**SET PROBLEM**
Each line that holds the word "this" is to be identified and copied.

**Records with drawing code**

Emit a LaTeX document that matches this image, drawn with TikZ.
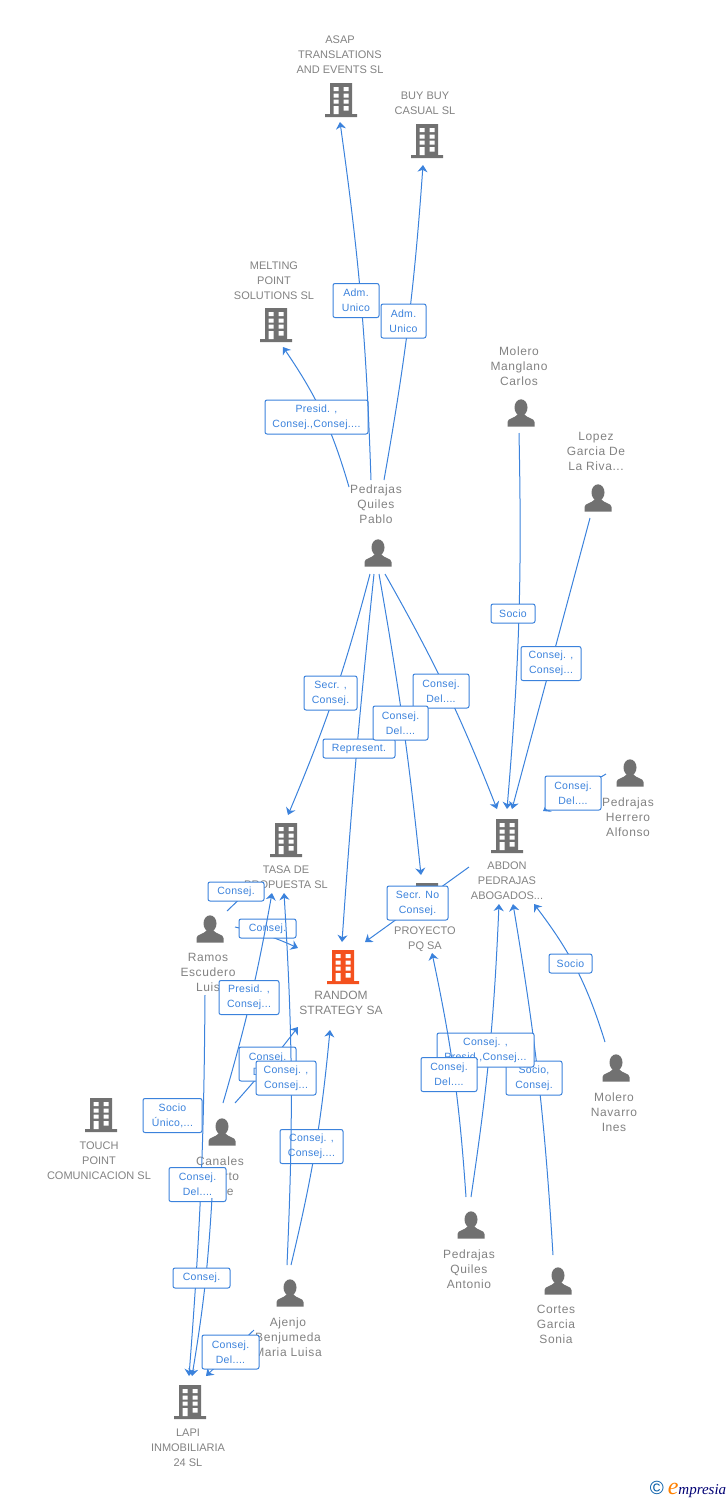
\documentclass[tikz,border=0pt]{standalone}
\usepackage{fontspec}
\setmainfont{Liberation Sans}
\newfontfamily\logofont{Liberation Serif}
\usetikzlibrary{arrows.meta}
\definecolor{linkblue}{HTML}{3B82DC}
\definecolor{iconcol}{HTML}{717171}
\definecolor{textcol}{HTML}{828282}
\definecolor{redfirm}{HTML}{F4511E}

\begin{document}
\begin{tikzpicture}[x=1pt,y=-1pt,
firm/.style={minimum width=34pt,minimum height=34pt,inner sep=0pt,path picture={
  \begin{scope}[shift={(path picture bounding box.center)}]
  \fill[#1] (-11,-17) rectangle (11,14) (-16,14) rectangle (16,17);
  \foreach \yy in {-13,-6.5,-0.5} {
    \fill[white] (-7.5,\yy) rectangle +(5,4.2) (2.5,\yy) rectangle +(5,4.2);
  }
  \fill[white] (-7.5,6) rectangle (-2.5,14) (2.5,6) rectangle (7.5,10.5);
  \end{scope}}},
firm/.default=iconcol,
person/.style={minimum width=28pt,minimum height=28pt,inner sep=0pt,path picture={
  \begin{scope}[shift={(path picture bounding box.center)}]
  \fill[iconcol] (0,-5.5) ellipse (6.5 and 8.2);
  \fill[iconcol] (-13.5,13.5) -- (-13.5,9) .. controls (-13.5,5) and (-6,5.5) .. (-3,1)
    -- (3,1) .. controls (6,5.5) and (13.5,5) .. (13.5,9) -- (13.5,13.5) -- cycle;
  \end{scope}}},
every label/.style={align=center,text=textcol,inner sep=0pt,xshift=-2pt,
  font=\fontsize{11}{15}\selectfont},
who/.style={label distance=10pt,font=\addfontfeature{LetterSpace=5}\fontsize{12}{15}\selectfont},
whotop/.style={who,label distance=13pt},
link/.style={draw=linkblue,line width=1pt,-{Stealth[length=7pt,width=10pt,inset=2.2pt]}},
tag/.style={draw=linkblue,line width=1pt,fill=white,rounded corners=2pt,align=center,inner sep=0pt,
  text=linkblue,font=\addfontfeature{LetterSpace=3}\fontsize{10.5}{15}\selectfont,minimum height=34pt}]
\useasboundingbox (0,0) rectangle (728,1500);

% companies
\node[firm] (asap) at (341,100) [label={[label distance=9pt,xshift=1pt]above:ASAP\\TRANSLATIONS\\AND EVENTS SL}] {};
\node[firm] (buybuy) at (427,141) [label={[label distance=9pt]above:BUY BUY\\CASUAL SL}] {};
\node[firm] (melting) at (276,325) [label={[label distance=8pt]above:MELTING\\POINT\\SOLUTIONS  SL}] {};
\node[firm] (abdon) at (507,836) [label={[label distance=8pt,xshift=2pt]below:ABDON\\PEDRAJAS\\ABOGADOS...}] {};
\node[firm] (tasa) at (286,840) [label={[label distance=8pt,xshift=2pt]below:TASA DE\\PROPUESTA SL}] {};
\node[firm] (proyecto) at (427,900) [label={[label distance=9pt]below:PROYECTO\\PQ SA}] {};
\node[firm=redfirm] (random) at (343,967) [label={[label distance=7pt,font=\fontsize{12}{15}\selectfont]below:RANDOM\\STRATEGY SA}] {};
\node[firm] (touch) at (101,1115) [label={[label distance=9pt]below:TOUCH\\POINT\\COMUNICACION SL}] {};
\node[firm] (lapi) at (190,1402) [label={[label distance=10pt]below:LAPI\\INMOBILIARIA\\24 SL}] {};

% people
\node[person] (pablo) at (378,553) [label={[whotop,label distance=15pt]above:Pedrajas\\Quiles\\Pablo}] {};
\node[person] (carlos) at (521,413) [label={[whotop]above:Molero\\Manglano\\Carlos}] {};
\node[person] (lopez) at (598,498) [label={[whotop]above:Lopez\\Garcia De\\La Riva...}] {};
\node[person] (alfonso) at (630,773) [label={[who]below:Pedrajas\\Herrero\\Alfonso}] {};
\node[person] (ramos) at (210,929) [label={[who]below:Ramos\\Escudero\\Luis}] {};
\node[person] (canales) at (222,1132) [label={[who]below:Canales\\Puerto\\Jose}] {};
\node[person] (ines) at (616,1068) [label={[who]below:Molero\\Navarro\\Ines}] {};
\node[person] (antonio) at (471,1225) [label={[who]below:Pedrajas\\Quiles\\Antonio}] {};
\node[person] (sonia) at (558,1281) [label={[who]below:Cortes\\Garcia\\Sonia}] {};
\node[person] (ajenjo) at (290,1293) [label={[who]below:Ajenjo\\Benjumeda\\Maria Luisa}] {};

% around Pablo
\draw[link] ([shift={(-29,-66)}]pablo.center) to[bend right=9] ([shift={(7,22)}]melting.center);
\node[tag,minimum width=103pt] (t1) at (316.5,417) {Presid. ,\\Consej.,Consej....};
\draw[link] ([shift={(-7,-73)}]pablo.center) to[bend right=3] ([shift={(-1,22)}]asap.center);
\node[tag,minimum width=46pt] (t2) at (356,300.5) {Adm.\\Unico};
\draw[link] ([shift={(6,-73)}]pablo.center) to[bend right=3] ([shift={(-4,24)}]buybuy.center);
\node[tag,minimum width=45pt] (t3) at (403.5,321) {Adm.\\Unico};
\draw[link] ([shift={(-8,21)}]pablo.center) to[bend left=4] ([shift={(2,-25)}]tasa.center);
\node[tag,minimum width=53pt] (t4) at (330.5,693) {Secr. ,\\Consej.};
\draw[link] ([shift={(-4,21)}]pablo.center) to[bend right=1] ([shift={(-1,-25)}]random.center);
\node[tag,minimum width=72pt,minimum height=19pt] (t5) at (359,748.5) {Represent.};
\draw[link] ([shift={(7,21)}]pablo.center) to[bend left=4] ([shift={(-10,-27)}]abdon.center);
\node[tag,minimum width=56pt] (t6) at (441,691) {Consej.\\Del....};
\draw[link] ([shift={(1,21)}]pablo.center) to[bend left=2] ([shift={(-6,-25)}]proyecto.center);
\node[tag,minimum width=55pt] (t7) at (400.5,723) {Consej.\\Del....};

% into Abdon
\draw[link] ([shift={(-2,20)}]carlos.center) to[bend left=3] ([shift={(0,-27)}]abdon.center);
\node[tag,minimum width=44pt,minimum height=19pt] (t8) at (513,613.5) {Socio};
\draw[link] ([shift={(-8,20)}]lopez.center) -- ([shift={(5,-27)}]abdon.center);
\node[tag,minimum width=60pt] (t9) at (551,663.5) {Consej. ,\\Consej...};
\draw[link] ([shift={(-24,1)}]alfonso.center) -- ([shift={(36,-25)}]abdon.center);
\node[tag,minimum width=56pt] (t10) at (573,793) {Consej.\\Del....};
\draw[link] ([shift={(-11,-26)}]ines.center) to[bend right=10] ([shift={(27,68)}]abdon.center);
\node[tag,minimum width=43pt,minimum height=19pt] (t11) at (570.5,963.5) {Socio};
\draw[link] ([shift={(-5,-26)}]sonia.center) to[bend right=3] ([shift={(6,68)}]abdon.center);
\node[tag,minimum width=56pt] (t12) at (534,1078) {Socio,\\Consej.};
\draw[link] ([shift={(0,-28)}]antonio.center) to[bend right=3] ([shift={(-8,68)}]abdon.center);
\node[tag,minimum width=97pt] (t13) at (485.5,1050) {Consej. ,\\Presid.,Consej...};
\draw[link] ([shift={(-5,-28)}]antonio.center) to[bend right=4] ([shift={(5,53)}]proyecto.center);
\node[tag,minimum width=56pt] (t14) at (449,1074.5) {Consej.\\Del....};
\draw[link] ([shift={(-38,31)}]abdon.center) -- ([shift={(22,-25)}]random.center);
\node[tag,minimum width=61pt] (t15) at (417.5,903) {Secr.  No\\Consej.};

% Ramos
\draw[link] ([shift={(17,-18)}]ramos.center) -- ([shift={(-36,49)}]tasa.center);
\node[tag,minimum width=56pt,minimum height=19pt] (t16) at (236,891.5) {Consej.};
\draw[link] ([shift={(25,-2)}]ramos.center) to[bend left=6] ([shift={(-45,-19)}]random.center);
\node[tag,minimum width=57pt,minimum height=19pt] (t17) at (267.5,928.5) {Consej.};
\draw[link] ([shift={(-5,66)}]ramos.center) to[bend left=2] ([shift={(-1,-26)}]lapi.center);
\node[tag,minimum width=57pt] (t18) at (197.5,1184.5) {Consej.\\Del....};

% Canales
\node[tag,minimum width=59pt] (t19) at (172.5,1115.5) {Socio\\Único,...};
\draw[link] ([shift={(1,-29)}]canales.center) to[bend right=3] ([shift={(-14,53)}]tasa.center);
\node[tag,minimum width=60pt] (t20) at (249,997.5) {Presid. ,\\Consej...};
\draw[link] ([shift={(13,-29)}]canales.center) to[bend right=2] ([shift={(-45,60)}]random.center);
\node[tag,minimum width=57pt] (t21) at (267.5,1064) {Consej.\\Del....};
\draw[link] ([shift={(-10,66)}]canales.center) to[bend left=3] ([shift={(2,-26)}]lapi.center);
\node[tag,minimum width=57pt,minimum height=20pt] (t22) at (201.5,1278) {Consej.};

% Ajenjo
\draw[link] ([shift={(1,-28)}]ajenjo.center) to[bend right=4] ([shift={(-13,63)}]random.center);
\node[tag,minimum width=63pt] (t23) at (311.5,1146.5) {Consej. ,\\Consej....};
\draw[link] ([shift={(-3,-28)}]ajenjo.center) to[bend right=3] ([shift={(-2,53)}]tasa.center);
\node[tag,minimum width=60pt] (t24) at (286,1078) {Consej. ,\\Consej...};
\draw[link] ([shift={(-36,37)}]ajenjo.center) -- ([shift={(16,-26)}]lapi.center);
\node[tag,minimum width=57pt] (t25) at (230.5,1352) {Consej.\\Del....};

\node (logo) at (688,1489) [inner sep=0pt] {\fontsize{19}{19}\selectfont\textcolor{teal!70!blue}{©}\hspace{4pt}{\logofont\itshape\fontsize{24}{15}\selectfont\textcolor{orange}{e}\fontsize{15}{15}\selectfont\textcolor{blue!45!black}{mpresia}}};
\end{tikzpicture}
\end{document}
---
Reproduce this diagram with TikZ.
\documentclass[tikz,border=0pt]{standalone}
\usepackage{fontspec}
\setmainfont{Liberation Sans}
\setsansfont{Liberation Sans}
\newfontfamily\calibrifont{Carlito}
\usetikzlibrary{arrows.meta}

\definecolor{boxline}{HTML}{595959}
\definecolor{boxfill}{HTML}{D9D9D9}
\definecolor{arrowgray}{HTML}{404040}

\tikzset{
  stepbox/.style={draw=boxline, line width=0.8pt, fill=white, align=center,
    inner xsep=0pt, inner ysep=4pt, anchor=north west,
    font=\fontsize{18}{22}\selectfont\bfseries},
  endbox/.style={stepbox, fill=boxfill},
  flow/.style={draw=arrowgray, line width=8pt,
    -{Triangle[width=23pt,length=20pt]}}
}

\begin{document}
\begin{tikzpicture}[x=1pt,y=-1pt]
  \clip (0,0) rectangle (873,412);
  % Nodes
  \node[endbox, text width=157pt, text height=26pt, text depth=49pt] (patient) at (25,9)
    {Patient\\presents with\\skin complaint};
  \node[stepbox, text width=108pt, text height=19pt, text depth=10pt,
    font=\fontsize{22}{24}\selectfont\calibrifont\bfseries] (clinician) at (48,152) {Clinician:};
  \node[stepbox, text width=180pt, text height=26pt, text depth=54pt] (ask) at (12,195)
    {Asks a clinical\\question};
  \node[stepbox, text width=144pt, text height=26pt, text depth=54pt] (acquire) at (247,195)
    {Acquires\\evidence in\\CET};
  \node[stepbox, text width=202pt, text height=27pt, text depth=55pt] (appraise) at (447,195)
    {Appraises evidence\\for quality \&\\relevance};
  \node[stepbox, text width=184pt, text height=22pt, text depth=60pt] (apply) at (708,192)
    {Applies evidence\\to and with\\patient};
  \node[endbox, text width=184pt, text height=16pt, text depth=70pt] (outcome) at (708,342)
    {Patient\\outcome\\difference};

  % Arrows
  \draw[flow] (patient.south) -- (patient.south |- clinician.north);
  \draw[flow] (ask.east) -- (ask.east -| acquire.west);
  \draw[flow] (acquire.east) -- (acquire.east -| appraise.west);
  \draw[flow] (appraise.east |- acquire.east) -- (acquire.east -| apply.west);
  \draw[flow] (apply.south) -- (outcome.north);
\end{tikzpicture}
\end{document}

**REPLY TO THE TASK**
Emit a LaTeX document that matches this image, drawn with TikZ.
Reproduce this diagram with TikZ.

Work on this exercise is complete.